An unpublished opinion of the North Carolina Court of Appeals does not constitute controlling legal authority. Citation is disfavored, but may be permitted in accordance with the provisions of Rule 30(e)(3) of the North Carolina Rules of Appellate Procedure.

NO. COA05-1494


Filed: 18 July 2006


v .                                 Craven County
                                    No. 03 CVS 1229

    Appeal by plaintiffs from judgment entered 12 April 2005 by Judge Jack W. Jenkins in Craven County Superior Court. Heard in the Court of Appeals 7 June 2006.

    Gray, Johnson, Blackmon, Lee & Lawson, LLP, by Mark V.L. Gray for plaintiffs-appellants.

    Sumrell, Sugg, Carmichael, Hicks & Hart, P.A., by Scott C. Hart for defendants-appellees.

    CALABRIA, Judge.

    Norris Dillahunt and William Dove (“Dove”) (“plaintiffs”) appeal the denial of their motion for summary judgment and the grant of summary judgment to Johnnie Clark, the Chief Building Inspector (“Inspector Clark”), and the City of New Bern (“the City”) (collectively known as “defendants”). We dismiss for violation of the Rules of Appellate Procedure.
    Plaintiffs owned an apartment building at 212-226 First Street (“the apartments”), in New Bern, North Carolina. On 26 April 1989,the City received a complaint regarding the apartments pursuant to the City's Minimum Housing Code (“the Code”).

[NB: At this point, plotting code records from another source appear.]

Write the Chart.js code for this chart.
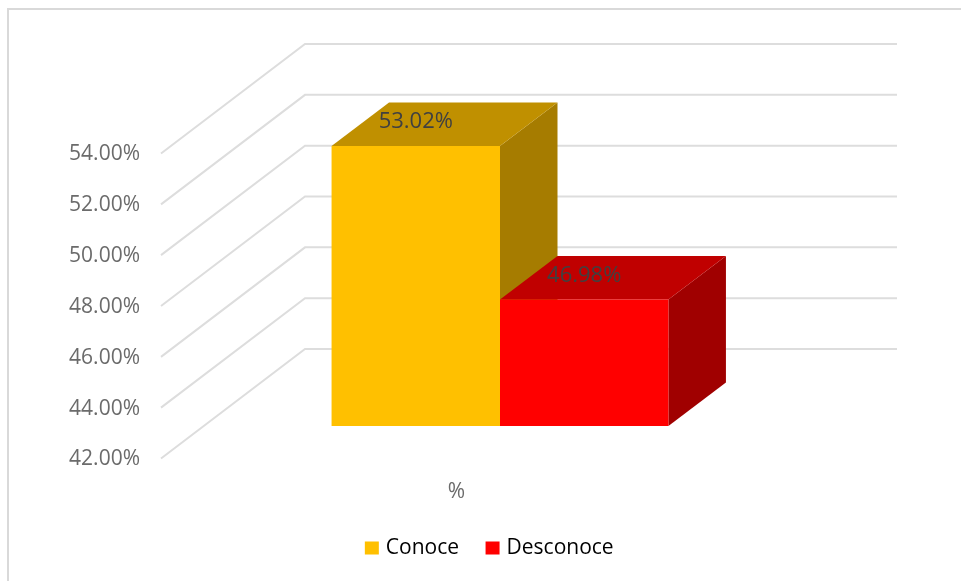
<!DOCTYPE html>
<html>
<head>
<meta charset="utf-8">
<style>html,body{margin:0;padding:0;background:#fff}canvas{display:block}</style>
<script src="https://cdn.jsdelivr.net/npm/chart.js@4"></script>
</head>
<body>
<canvas id="c" width="961" height="581"></canvas>
<script>
const categories = ['%'];
const seriesNames = ['Conoce', 'Desconoce'];
const conoceValues = [53.02];
const desconoceValues = [46.98];
const axisMin = 42;
const axisMax = 54;
const axisStep = 2;

const FONT = '"Open Sans", sans-serif';
const TEXT = '#6b6b6b';
const GRID = '#dddddd';
const pct = v => Number(v).toFixed(2) + '%';

const gridNudge = -1;
const wall = {dx: 144, dy: -109.5, right: 897};
const barShift = {dx: 43.5, dy: -33.5};
const depth = {dx: 57.5, dy: -43.5};
const faces = [
  {top: '#c09000', side: '#a67c00'},
  {top: '#c00000', side: '#a00000'}
];

function poly(ctx, pts, fill) {
  ctx.beginPath();
  pts.forEach((p, i) => i ? ctx.lineTo(p[0], p[1]) : ctx.moveTo(p[0], p[1]));
  ctx.closePath();
  ctx.fillStyle = fill;
  ctx.fill();
}

const scene3d = {
  id: 'scene3d',
  beforeDraw(chart) {
    const ctx = chart.ctx;
    ctx.save();
    ctx.strokeStyle = '#d9d9d9';
    ctx.lineWidth = 2;
    ctx.beginPath();
    ctx.moveTo(8, 581); ctx.lineTo(8, 9); ctx.lineTo(961, 9);
    ctx.stroke();
    ctx.restore();
  },
  beforeDatasetsDraw(chart) {
    const ctx = chart.ctx, y = chart.scales.y, left = chart.chartArea.left;
    ctx.save();
    ctx.strokeStyle = GRID;
    ctx.lineWidth = 2;
    y.ticks.forEach(t => {
      const py = y.getPixelForValue(t.value) + gridNudge;
      ctx.beginPath();
      ctx.moveTo(left, py);
      ctx.lineTo(left + wall.dx, py + wall.dy);
      ctx.lineTo(wall.right, py + wall.dy);
      ctx.stroke();
    });
    ctx.restore();
    ctx.save();
    ctx.translate(barShift.dx, barShift.dy);
    chart.data.datasets.forEach((ds, i) => {
      chart.getDatasetMeta(i).data.forEach(el => {
        const l = el.x - el.width / 2, r = el.x + el.width / 2, t = el.y, b = el.base;
        poly(ctx, [[r, t], [r + depth.dx, t + depth.dy], [r + depth.dx, b + depth.dy], [r, b]], faces[i].side);
        poly(ctx, [[l, t], [l + depth.dx, t + depth.dy], [r + depth.dx, t + depth.dy], [r, t]], faces[i].top);
      });
    });
  },
  afterDatasetsDraw(chart) {
    const ctx = chart.ctx;
    ctx.restore();
    ctx.save();
    ctx.font = '22px ' + FONT;
    ctx.fillStyle = '#404040';
    ctx.textAlign = 'center';
    ctx.textBaseline = 'middle';
    chart.data.datasets.forEach((ds, i) => {
      chart.getDatasetMeta(i).data.forEach((el, j) => {
        ctx.fillText(pct(ds.data[j]), el.x + barShift.dx, el.y + barShift.dy - 24);
      });
    });
    ctx.restore();
  }
};

new Chart(document.getElementById('c'), {
  type: 'bar',
  data: {
    labels: categories,
    datasets: [
      {label: seriesNames[0], data: conoceValues, backgroundColor: '#ffc000', base: axisMin, clip: false},
      {label: seriesNames[1], data: desconoceValues, backgroundColor: '#ff0000', base: axisMin, clip: false}
    ]
  },
  options: {
    responsive: false,
    animation: false,
    layout: {padding: {left: 21, right: 0, top: 154.5, bottom: 0}},
    datasets: {bar: {barPercentage: 1, categoryPercentage: 0.57}},
    scales: {
      x: {
        grid: {display: false, drawTicks: false},
        border: {display: false},
        ticks: {color: TEXT, font: {family: FONT, size: 21}, padding: 19.5},
        afterFit(s) { s.height = 48; }
      },
      y: {
        min: axisMin, max: axisMax,
        grid: {display: false, drawTicks: false},
        border: {display: false},
        ticks: {stepSize: axisStep, color: TEXT, font: {family: FONT, size: 21}, padding: 21, callback: pct},
        afterFit(s) { s.width = 140; }
      },
      yR: {
        position: 'right',
        min: axisMin, max: axisMax,
        grid: {display: false, drawTicks: false},
        border: {display: false},
        ticks: {display: false},
        afterFit(s) { s.width = 209; }
      }
    },
    plugins: {
      tooltip: {enabled: false},
      legend: {
        position: 'bottom',
        labels: {
          color: TEXT,
          font: {family: FONT, size: 21},
          boxWidth: 7,
          boxHeight: 6,
          padding: 30,
          generateLabels(chart) {
            return chart.data.datasets.map((ds, i) => ({
              text: ds.label,
              fillStyle: ds.backgroundColor,
              strokeStyle: ds.backgroundColor,
              lineWidth: 7,
              datasetIndex: i,
              hidden: false
            }));
          }
        }
      }
    }
  },
  plugins: [scene3d, {
    id: 'legendHeight',
    beforeLayout(chart) {
      const l = chart.legend;
      if (l && !l._fitPatched) {
        const fit = l.fit.bind(l);
        l.fit = function () { fit(); this.height = 73.5; };
        l._fitPatched = true;
      }
    }
  }]
});
</script>
</body>
</html>
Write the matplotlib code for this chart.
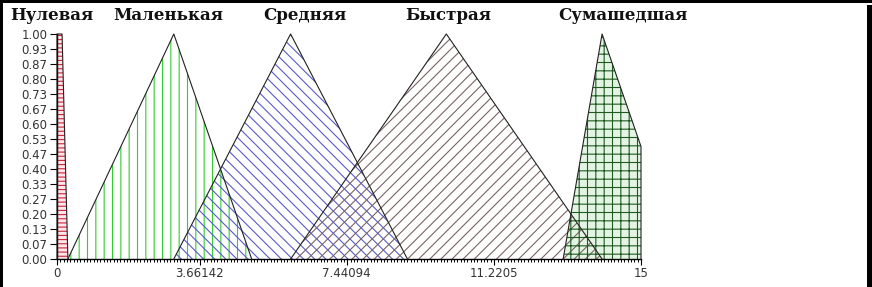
import numpy as np
import matplotlib
matplotlib.use("Agg")
import matplotlib.pyplot as plt
from matplotlib.patches import Polygon, Rectangle
from matplotlib.ticker import FixedLocator

# ---- data ----
terms = ["Нулевая", "Маленькая", "Средняя", "Быстрая", "Сумашедшая"]
zero_x = [0, 0, 0.13, 0.28]
zero_y = [0, 1, 1, 0]
small_x = [0.28, 3, 5]
small_y = [0, 1, 0]
medium_x = [3, 6, 9]
medium_y = [0, 1, 0]
fast_x = [6, 10, 14]
fast_y = [0, 1, 0]
crazy_x = [13, 14, 15, 15]
crazy_y = [0, 1, 0.5, 0]
x_ticks = [0, 3.66142, 7.44094, 11.2205, 15]
x_tick_labels = ["0", "3.66142", "7.44094", "11.2205", "15"]
y_ticks = [i / 15 for i in range(16)]
y_tick_labels = ["%.2f" % v for v in y_ticks]

# ---- styles / positions ----
label_x = [-0.12, 2.86, 6.37, 10.06, 14.54]
styles = [
    dict(face="#fbe6ea", hc="#cc2236", hatch="----"),
    dict(face="none", hc="#33cc33", hatch="||"),
    dict(face="none", hc="#5a5acc", hatch="\\\\\\"),
    dict(face="none", hc="#7a6464", hatch="///"),
    dict(face="#e4f4e4", hc="#1e5a1e", hatch="++"),
]

plt.rcParams["hatch.linewidth"] = 0.8
W, H = 872, 287
fig = plt.figure(figsize=(W / 100, H / 100), dpi=100)
ax = fig.add_axes([57 / W, 1 - 259 / H, (641 - 57) / W, (259 - 34) / H])

shapes = [(zero_x, zero_y), (small_x, small_y), (medium_x, medium_y),
          (fast_x, fast_y), (crazy_x, crazy_y)]

for (xs, ys), st in zip(shapes, styles):
    pts = np.column_stack([xs, ys])
    if st["face"] != "none":
        ax.add_patch(Polygon(pts, closed=True, facecolor=st["face"],
                             edgecolor="none", lw=0, zorder=1))
for (xs, ys), st in zip(shapes, styles):
    pts = np.column_stack([xs, ys])
    ax.add_patch(Polygon(pts, closed=True, facecolor="none",
                         edgecolor=st["hc"], hatch=st["hatch"], lw=0, zorder=2))
for (xs, ys), st in zip(shapes, styles):
    ax.plot(xs, ys, color="#222222", lw=0.8, zorder=3, clip_on=False)

ax.set_xlim(0, 15)
ax.set_ylim(0, 1)
for s in ["top", "right"]:
    ax.spines[s].set_visible(False)
for s in ["left", "bottom"]:
    ax.spines[s].set_linewidth(1.0)
    ax.spines[s].set_color("black")

ax.set_xticks(x_ticks)
ax.set_xticklabels(x_tick_labels)
ax.xaxis.set_minor_locator(FixedLocator(np.linspace(0, 15, 176)))
ax.set_yticks(y_ticks)
ax.set_yticklabels(y_tick_labels)
ax.tick_params(axis="x", which="major", length=4.5, width=0.8, pad=1.5,
               labelsize=8.5, labelcolor="#333333")
ax.tick_params(axis="x", which="minor", length=2.2, width=0.7)
ax.tick_params(axis="y", which="major", length=5, width=0.8, pad=2,
               labelsize=8.5, labelcolor="#333333")

for name, lx in zip(terms, label_x):
    ax.text(lx, 1 + 18 / 225, name,
            ha="center", va="center", fontsize=12, fontweight="bold",
            family="DejaVu Serif", color="#111111", clip_on=False)

# window-like black frame
fig.add_artist(Rectangle((0, 1 - 3 / H), 1, 3 / H, transform=fig.transFigure,
                         color="black", lw=0))
fig.add_artist(Rectangle((0, 0), 3 / W, 1, transform=fig.transFigure,
                         color="black", lw=0))
fig.add_artist(Rectangle((867 / W, 0), 5 / W, 1 - 5 / H, transform=fig.transFigure,
                         color="black", lw=0))

fig.savefig("out.png", dpi=100, facecolor="white")
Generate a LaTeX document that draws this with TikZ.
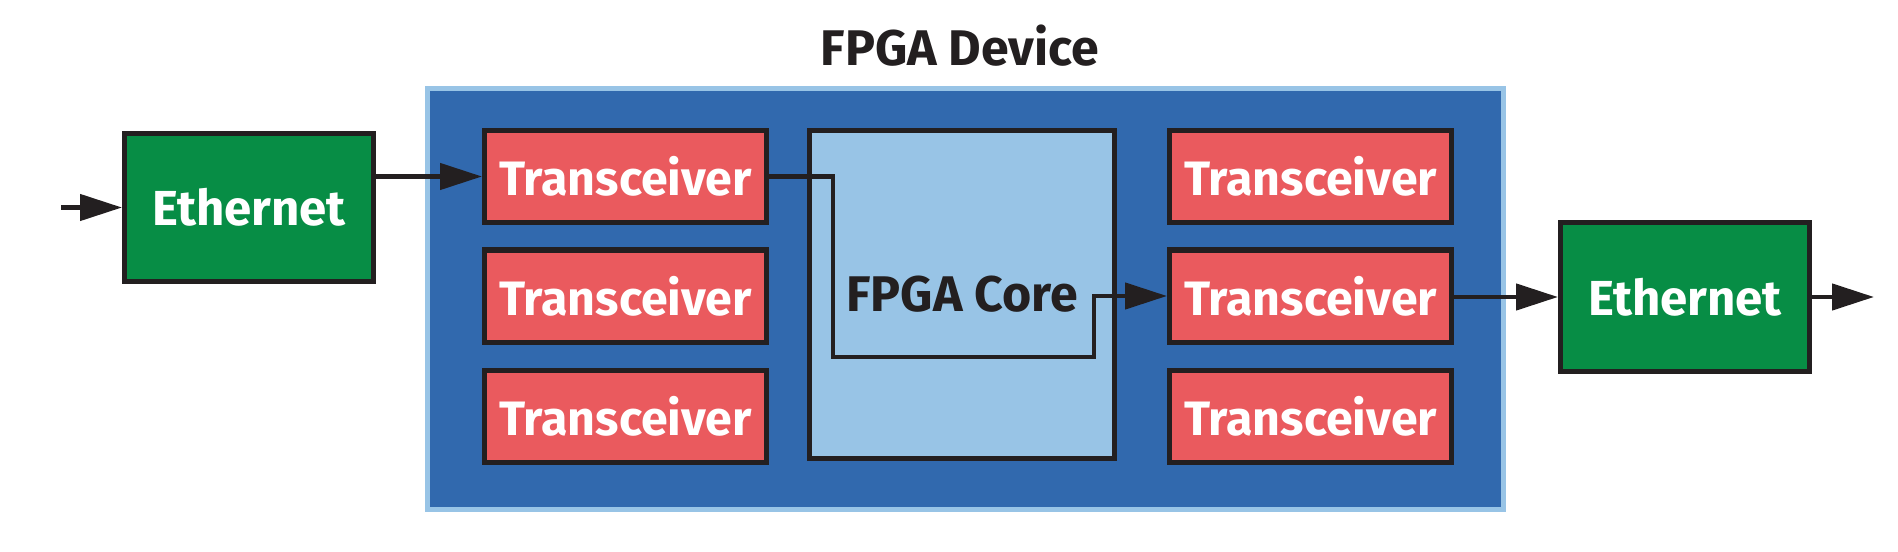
\documentclass[tikz,border=0pt]{standalone}
\usepackage{fontspec}
\setmainfont{Fira Sans}
\usetikzlibrary{arrows.meta}
\definecolor{inkblack}{HTML}{231F20}
\definecolor{devblue}{HTML}{3169AE}
\definecolor{paleblue}{HTML}{98C4E6}
\definecolor{trxred}{HTML}{EA5A5E}
\definecolor{ethgreen}{HTML}{078D45}
\tikzset{
	ethbox/.style = {draw=inkblack, line width=1mm, fill=ethgreen, text=white,
		minimum width=4.98cm, minimum height=2.96cm, font=\fontsize{28}{32}\bfseries\selectfont},
	trxbox/.style = {draw=inkblack, line width=1mm, fill=trxred, text=white,
		minimum width=5.64cm, minimum height=1.84cm, font=\fontsize{27.5}{30}\bfseries\selectfont},
	corebox/.style = {draw=inkblack, line width=1mm, fill=paleblue, text=inkblack,
		minimum width=6.1cm, minimum height=6.56cm, font=\fontsize{28.5}{32}\bfseries\selectfont},
	wire/.style = {draw=inkblack, line width=0.9mm, -{Triangle[length=8.4mm,width=5.2mm]}}
}
\begin{document}
\begin{tikzpicture}
	\useasboundingbox (0,0) rectangle (37.96,11.02);
	\draw [draw=paleblue, fill=devblue, line width=1mm] (8.55,0.83) rectangle (30.07,9.25);
	\node [text=inkblack, font=\fontsize{28.5}{32}\bfseries\selectfont] (title) at (19.2,10.1) {FPGA Device};
	\node [ethbox] (eth1) at (4.98,6.87) {Ethernet};
	\node [ethbox] (eth2) at (33.7,5.08) {Ethernet};
	\node [trxbox] (trx1) at (12.51,7.49) {Transceiver};
	\node [trxbox] (trx2) at (12.51,5.1) {Transceiver};
	\node [trxbox] (trx3) at (12.51,2.7) {Transceiver};
	\node [corebox] (core) at (19.24,5.13) {FPGA Core};
	\node [trxbox] (trx4) at (26.21,7.49) {Transceiver};
	\node [trxbox] (trx5) at (26.21,5.1) {Transceiver};
	\node [trxbox] (trx6) at (26.21,2.7) {Transceiver};
	\coordinate (in) at (1.22,6.87);
	\coordinate (out) at (37.48,5.08);
	\draw [wire] (in) -- (eth1);
	\draw [wire] (eth1.east |- trx1) -- (trx1);
	\draw [wire] (trx1.east) -| (16.66,3.88) -| (21.88,5.1) -- (trx5.west);
	\draw [wire] (trx5.east |- eth2) -- (eth2);
	\draw [wire] (eth2) -- (out);
\end{tikzpicture}
\end{document}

On 13 May 1992, the City turned off electrical services to the apartments because of fire, wiring problems and continued deterioration. The apartments were subsequently boarded and from that point forward were not legally inhabited by any person. On 21 October 1998, following another complaint, the City served the plaintiffs with a notice of hearing. Eight days later, Inspector Clark held a hearing and ordered plaintiffs to repair or demolish the apartments. On 10 November 1998, plaintiffs appealed Inspector Clark's decision to the City Board of Adjustment (“the Board”). The Board affirmed the decision of Inspector Clark. Plaintiffs did not appeal the Board's determination to the Craven County Superior Court. On 23 February 1999, plaintiffs requested a ninety-day extension prior to the issuance of any demolition ordinance (“the ordinance”), to which the Board agreed. On 25 May 1999, the City's Board of Alderman passed the ordinance expressly requiring the plaintiffs to demolish the apartments within thirty days. The ordinance reserved the right for the City to demolish the apartments if the plaintiffs failed to act. On 4 June 1999, plaintiffs filed suit regarding the ordinance. On 6 October 1999, United States District Court Judge Malcolm J. Howard dismissed plaintiffs' cause of action and sanctioned them pursuant to Rule 11 of the Federal Rules of Civil Procedure. On 6 December 1999, plaintiffs applied for and received a building permit (“the permit”) to perform the work on the apartments. On 7 July 2000, Inspector Clark sent plaintiffs aletter informing them that the permit was revoked due to a lack of substantive work. On 12 July 2000, the City demolished the apartments.
    On 14 July 2003, plaintiffs filed a complaint alleging, inter alia, trespass and unfair and deceptive trade practices. On 12 September 2003, defendants filed an answer and asserted several defenses. On 18 February 2005, plaintiffs filed a motion for summary judgment on the ground that there was no issue of material fact. On 22 February 2005, defendants also filed a motion for summary judgment. On 8 April 2005, the trial court denied plaintiffs' summary judgment motion and granted defendants' summary judgment motion. Plaintiffs appeal.
I. Summary Judgment:
    Plaintiffs argue the trial court erred in denying their summary judgment motion while simultaneously granting summary judgment in favor of the defendants. Plaintiffs argue there are multiple issues of material fact that render summary judgment inapplicable. We dismiss.
    N.C. R. App. P. 10(b)(1) (2005) states, in pertinent part, “[i]n order to preserve a question for appellate review, a party must have presented to the trial court a timely request, objection or motion, stating the specific grounds for the ruling the party desired the court to make[.]” (emphasis added). Importantly, “[a] party may not raise a new theory to the case for the first time on appeal.” Myers v. McGrady, 170 N.C. App. 501, 513, 613 S.E.2d 334, 343 (2005), rev'd on other grounds, 360 N.C. 460, 628 S.E.2d 761(2006). Our Supreme Court “has long held that where a theory argued on appeal was not raised before the trial court, 'the law does not permit parties to swap horses between courts in order to get a better mount[.]'” State v. Augustine, 359 N.C. 709, 721, 616 S.E.2d 515, 525 (2005) (citing State v. Sharpe, 344 N.C. 190, 194, 473 S.E.2d 3, 5 (1996) (quoting Weil v. Herring, 207 N.C. 6, 10, 175 S.E. 836, 838 (1934)).
    In the instant case, at the conclusion of the summary judgment hearing, the trial court and counsel for both the defendants and plaintiffs had the following exchange.
        Court: So you are consenting or stipulating that there are no genuine issues or material facts that would impact the outcome of this case; that would require a jury trial, or anything like that?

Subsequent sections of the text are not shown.